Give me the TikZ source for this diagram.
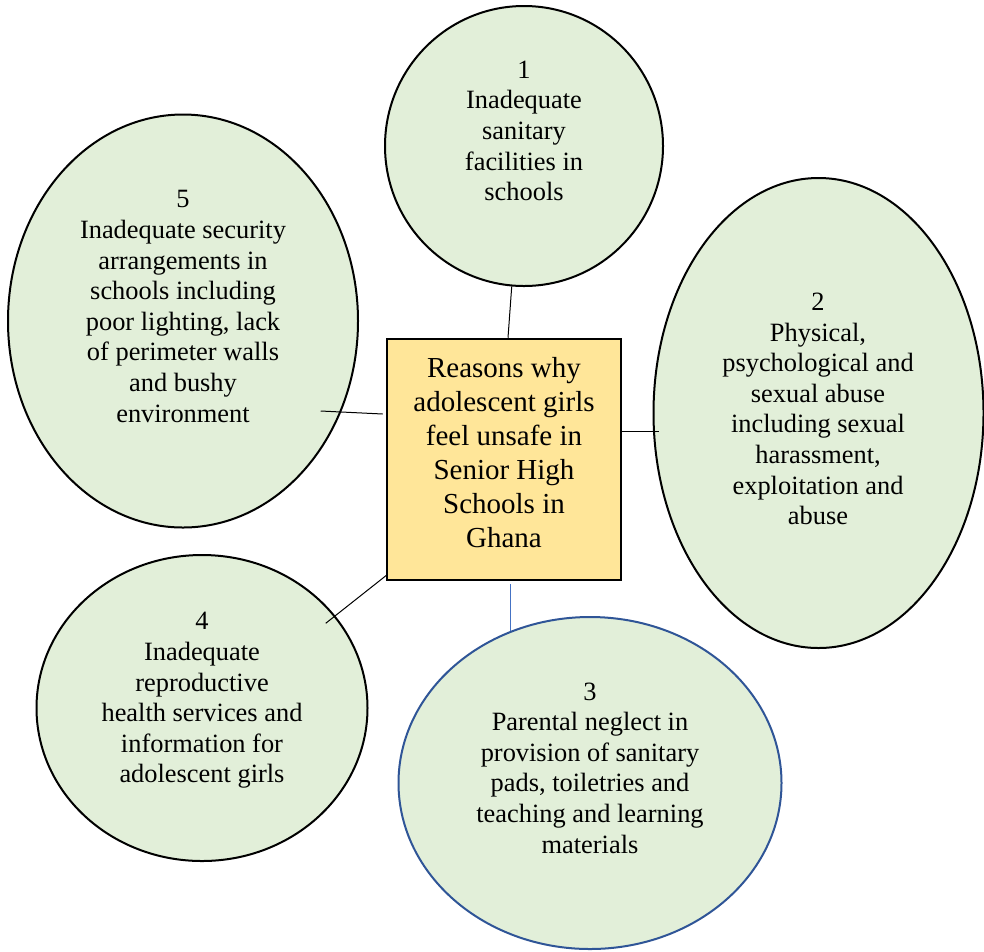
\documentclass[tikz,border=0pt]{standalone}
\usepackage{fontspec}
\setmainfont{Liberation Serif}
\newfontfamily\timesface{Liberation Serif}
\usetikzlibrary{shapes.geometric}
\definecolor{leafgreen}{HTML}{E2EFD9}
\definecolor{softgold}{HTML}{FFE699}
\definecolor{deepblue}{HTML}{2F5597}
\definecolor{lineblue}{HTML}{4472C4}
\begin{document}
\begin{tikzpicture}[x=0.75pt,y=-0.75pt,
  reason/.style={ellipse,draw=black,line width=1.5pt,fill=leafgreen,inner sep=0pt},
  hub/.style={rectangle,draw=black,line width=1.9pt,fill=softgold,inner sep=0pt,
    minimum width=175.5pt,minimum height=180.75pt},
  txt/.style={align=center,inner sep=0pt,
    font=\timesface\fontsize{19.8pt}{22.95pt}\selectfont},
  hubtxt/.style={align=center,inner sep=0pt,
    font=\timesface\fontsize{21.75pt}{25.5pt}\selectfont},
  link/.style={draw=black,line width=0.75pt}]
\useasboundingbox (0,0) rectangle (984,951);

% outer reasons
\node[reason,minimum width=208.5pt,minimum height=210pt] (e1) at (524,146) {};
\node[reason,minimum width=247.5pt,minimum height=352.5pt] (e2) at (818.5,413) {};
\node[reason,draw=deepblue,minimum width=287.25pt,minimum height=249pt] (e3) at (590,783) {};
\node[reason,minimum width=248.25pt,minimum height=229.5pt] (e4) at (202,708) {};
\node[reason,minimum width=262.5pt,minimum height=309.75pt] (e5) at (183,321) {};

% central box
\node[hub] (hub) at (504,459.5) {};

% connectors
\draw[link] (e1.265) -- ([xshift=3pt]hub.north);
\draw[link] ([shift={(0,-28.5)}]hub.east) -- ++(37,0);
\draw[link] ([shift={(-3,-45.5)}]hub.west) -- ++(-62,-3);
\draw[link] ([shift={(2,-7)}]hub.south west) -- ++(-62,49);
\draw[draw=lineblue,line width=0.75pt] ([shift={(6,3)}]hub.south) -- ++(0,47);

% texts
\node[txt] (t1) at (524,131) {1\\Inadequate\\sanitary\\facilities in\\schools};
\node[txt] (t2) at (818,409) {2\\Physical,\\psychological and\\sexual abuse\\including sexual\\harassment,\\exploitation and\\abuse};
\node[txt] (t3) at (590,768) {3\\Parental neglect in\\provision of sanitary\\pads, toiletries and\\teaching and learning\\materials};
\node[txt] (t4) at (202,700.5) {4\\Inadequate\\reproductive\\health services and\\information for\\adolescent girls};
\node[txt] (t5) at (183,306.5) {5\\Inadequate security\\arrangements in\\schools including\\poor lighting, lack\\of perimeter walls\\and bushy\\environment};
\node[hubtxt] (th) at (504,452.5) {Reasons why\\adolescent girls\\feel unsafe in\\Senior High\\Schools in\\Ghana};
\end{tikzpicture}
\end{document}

____

To be done: Except for the pictures, copy the material above exactly.

Solution:
Give me the TikZ source for this diagram.
\documentclass[tikz,border=0pt]{standalone}
\usepackage{fontspec}
\setmainfont{Liberation Serif}
\newfontfamily\timesface{Liberation Serif}
\usetikzlibrary{shapes.geometric}
\definecolor{leafgreen}{HTML}{E2EFD9}
\definecolor{softgold}{HTML}{FFE699}
\definecolor{deepblue}{HTML}{2F5597}
\definecolor{lineblue}{HTML}{4472C4}
\begin{document}
\begin{tikzpicture}[x=0.75pt,y=-0.75pt,
  reason/.style={ellipse,draw=black,line width=1.5pt,fill=leafgreen,inner sep=0pt},
  hub/.style={rectangle,draw=black,line width=1.9pt,fill=softgold,inner sep=0pt,
    minimum width=175.5pt,minimum height=180.75pt},
  txt/.style={align=center,inner sep=0pt,
    font=\timesface\fontsize{19.8pt}{22.95pt}\selectfont},
  hubtxt/.style={align=center,inner sep=0pt,
    font=\timesface\fontsize{21.75pt}{25.5pt}\selectfont},
  link/.style={draw=black,line width=0.75pt}]
\useasboundingbox (0,0) rectangle (984,951);

% outer reasons
\node[reason,minimum width=208.5pt,minimum height=210pt] (e1) at (524,146) {};
\node[reason,minimum width=247.5pt,minimum height=352.5pt] (e2) at (818.5,413) {};
\node[reason,draw=deepblue,minimum width=287.25pt,minimum height=249pt] (e3) at (590,783) {};
\node[reason,minimum width=248.25pt,minimum height=229.5pt] (e4) at (202,708) {};
\node[reason,minimum width=262.5pt,minimum height=309.75pt] (e5) at (183,321) {};

% central box
\node[hub] (hub) at (504,459.5) {};

% connectors
\draw[link] (e1.265) -- ([xshift=3pt]hub.north);
\draw[link] ([shift={(0,-28.5)}]hub.east) -- ++(37,0);
\draw[link] ([shift={(-3,-45.5)}]hub.west) -- ++(-62,-3);
\draw[link] ([shift={(2,-7)}]hub.south west) -- ++(-62,49);
\draw[draw=lineblue,line width=0.75pt] ([shift={(6,3)}]hub.south) -- ++(0,47);

% texts
\node[txt] (t1) at (524,131) {1\\Inadequate\\sanitary\\facilities in\\schools};
\node[txt] (t2) at (818,409) {2\\Physical,\\psychological and\\sexual abuse\\including sexual\\harassment,\\exploitation and\\abuse};
\node[txt] (t3) at (590,768) {3\\Parental neglect in\\provision of sanitary\\pads, toiletries and\\teaching and learning\\materials};
\node[txt] (t4) at (202,700.5) {4\\Inadequate\\reproductive\\health services and\\information for\\adolescent girls};
\node[txt] (t5) at (183,306.5) {5\\Inadequate security\\arrangements in\\schools including\\poor lighting, lack\\of perimeter walls\\and bushy\\environment};
\node[hubtxt] (th) at (504,452.5) {Reasons why\\adolescent girls\\feel unsafe in\\Senior High\\Schools in\\Ghana};
\end{tikzpicture}
\end{document}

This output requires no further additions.